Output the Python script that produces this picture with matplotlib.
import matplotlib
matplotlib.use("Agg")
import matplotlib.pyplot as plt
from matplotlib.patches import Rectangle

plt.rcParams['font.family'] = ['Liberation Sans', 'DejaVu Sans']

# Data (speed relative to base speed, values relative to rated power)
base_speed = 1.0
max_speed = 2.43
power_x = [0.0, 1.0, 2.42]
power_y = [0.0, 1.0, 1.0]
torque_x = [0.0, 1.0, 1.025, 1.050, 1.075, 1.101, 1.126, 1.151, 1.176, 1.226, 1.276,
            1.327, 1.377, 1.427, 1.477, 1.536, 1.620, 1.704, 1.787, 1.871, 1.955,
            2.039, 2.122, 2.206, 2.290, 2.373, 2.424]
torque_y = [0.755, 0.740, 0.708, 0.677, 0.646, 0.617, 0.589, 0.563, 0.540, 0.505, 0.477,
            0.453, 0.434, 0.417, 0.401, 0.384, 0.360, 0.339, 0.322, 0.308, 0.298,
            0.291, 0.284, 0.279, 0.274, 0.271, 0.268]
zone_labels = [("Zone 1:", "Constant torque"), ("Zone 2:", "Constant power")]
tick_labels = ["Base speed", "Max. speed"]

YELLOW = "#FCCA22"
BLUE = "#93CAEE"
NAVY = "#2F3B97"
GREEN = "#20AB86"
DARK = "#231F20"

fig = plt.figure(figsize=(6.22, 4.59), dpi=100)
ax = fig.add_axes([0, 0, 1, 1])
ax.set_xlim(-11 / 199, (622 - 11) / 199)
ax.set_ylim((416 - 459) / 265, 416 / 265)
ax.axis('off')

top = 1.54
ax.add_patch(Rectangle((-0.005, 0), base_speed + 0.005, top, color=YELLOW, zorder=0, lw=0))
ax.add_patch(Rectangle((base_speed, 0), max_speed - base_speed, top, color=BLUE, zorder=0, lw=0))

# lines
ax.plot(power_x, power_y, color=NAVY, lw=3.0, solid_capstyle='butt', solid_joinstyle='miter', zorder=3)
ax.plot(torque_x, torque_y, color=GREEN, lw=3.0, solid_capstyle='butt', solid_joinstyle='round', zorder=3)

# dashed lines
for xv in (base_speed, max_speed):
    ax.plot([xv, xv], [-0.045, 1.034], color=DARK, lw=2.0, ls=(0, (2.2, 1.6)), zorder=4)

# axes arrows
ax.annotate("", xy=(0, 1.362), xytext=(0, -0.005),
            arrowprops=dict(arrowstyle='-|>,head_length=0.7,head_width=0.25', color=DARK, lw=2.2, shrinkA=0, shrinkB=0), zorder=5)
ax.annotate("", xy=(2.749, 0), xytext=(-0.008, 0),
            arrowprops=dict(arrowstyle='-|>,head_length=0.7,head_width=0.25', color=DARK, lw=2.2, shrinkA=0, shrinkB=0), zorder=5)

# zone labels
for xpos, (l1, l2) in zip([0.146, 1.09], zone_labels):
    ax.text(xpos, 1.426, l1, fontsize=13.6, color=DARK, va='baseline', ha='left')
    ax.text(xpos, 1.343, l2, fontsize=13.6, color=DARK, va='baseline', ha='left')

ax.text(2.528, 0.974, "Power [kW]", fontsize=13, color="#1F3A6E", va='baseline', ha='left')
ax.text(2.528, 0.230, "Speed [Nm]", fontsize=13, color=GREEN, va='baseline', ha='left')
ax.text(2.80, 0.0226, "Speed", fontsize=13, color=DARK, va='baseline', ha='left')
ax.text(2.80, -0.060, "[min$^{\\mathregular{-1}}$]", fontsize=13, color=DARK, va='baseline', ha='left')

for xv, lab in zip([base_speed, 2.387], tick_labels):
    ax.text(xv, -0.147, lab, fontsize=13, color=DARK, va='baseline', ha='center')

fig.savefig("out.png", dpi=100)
☆ ☆ ☆ ☆
What you are asked to do: What is the number of lines that hold the string "matplotlib"? Reply with that number alone.

Exercise solution: 5